Colm O Hare, 14 Apr 2004
Her last album, 2001’s Yola, saw Eleanor McEvoy move away from the electric pop rock of her major label days to the more rootsy, acoustic approach of her earlier work. It was a wise decision, both artistically and commercially; the success of that album (particularly in the UK where it won several awards) opened up a whole new audience for the Wexford based singer-songwriter.
Early Hours follows in much in the same vein, albeit with a much stronger jazz influence than its predecessor. Collaborating closely with her keyboard player Brian Connor, the album also features long-time associates Calum McColl, Liam Bradley and Nicky Scott. As with virtually everything she has done to date, the songs here are immaculately crafted, sympathetically arranged and beautifully recorded.
Muted trumpet, cascading piano and brush-stroke rhythms underpin the opener ‘You’ll Hear Better Songs (Than This)’ which sets the tone for much of what follows.

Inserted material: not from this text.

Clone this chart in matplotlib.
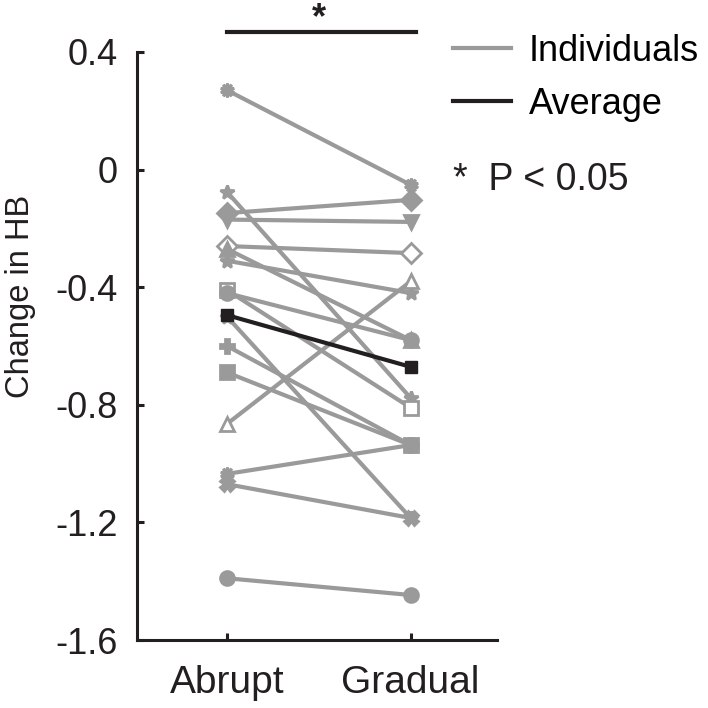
import matplotlib.pyplot as plt
from matplotlib.lines import Line2D

plt.rcParams['font.family'] = ['Liberation Sans', 'DejaVu Sans']

# Data: change in HB for each individual
conditions = ['Abrupt', 'Gradual']
abrupt = [0.27, -0.076, -0.148, -0.17, -0.26, -0.27, -0.31, -0.41,
          -0.42, -0.50, -0.60, -0.69, -0.865, -1.035, -1.07, -1.39]
gradual = [-0.052, -0.777, -0.103, -0.178, -0.284, -0.58, -0.42, -0.81,
           -0.58, -1.185, -0.937, -0.937, -0.38, -0.937, -1.185, -1.447]
average = [-0.495, -0.671]
y_ticks = [0.4, 0, -0.4, -0.8, -1.2, -1.6]
y_tick_labels = ['0.4', '0', '-0.4', '-0.8', '-1.2', '-1.6']

# Marker style per individual
markers = [(10, 1, 0), '*', 'D', 'v', 'D', '^', '*', 's',
           'o', '*', 'P', 's', '^', (10, 1, 0), 'X', 'o']
hollow = [False, False, False, False, True, False, False, True,
          False, False, False, False, True, False, False, False]

grey = '#9a9a9a'
black = '#231f20'

fig = plt.figure(figsize=(7.08, 7.08), dpi=100)
ax = fig.add_axes([137 / 708, 68 / 708, 360 / 708, 588 / 708])

x = [1, 2]

# Individual lines
for a, g, m, h in zip(abrupt, gradual, markers, hollow):
    ax.plot(x, [a, g], color=grey, lw=3, marker=m, markersize=10,
            markerfacecolor='white' if h else grey, markeredgecolor=grey,
            markeredgewidth=2, zorder=2)

# Average line
ax.plot(x, average, color=black, lw=3, marker='s', markersize=9, zorder=5)

# Axes
ax.set_xlim(0.51, 2.47)
ax.set_ylim(-1.6, 0.4)
ax.set_xticks(x)
ax.set_xticklabels(conditions)
ax.set_yticks(y_ticks)
ax.set_yticklabels(y_tick_labels)
ax.spines['top'].set_visible(False)
ax.spines['right'].set_visible(False)
for side in ['left', 'bottom']:
    ax.spines[side].set_linewidth(2.2)
    ax.spines[side].set_color(black)
ax.tick_params(direction='in', length=5, width=2.2, colors=black)
ax.tick_params(axis='y', pad=14, labelsize=26)
ax.tick_params(axis='x', pad=18, labelsize=28)
ax.set_ylabel('Change in HB', fontsize=23.5, color=black)
ax.yaxis.set_label_coords(-0.28, 0.585)

# Significance bar
ax.plot([1.0, 2.03], [0.468, 0.468], color=black, lw=3, clip_on=False)
ax.text(1.5, 0.515, '*', fontsize=26, fontweight='bold', ha='center',
        va='center', color=black, clip_on=False)

# Legend
handles = [Line2D([], [], color=grey, lw=3), Line2D([], [], color=black, lw=3)]
ax.legend(handles, ['Individuals', 'Average'], loc='upper left',
          bbox_to_anchor=(453 / 708, 1 - 34 / 708), bbox_transform=fig.transFigure,
          frameon=False, fontsize=26, handlelength=1.6, handletextpad=0.5,
          labelspacing=0.5, borderpad=0, borderaxespad=0)
fig.text(453 / 708, 1 - 180 / 708, '*  P < 0.05', fontsize=27, va='center',
         color=black)

plt.savefig('out.png', dpi=100)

The sultry, late-night mood is continued on an inspired interpretation of Chuck Berry’s ‘Memphis Tennessee’ - the piano and bass arrangement making it sound like a cut from Miles Davis’ Kind Of Blue album. Things move up a notch or two on the pleasant, mid-tempo pop of the recent single, ‘I’ll Be Willing’, while a traditionally based instrumental, ‘Driving Home From Butlers’, showcases her fiddle playing.
McEvoy’s lyrical themes concern the human condition – love, happiness, and sadness, but she also tackles subjects such as religious devotion (‘Ave Maria’) and the death of a close friend on the poignant ‘Slipping Away’. The low-key mood is broken only by ‘Days Roll By’ a dance-pop number with a full band arrangement. A version of Bert Jansch’s ‘Where Did My Life Go’ is a brave choice and a beautiful song – but the absolute highlight and one of the best songs she’s ever written is the gorgeously melodic and heart-rending ‘Make Mine A Small One’.
Early Hours is released on what’s known as a “hybrid, multi-channel Super Audio CD” (also playable on standard CD players). The surround SACD mix alone will make this one for the audio-philes, but that apart this is surely Eleanor McEvoy’s best album to date.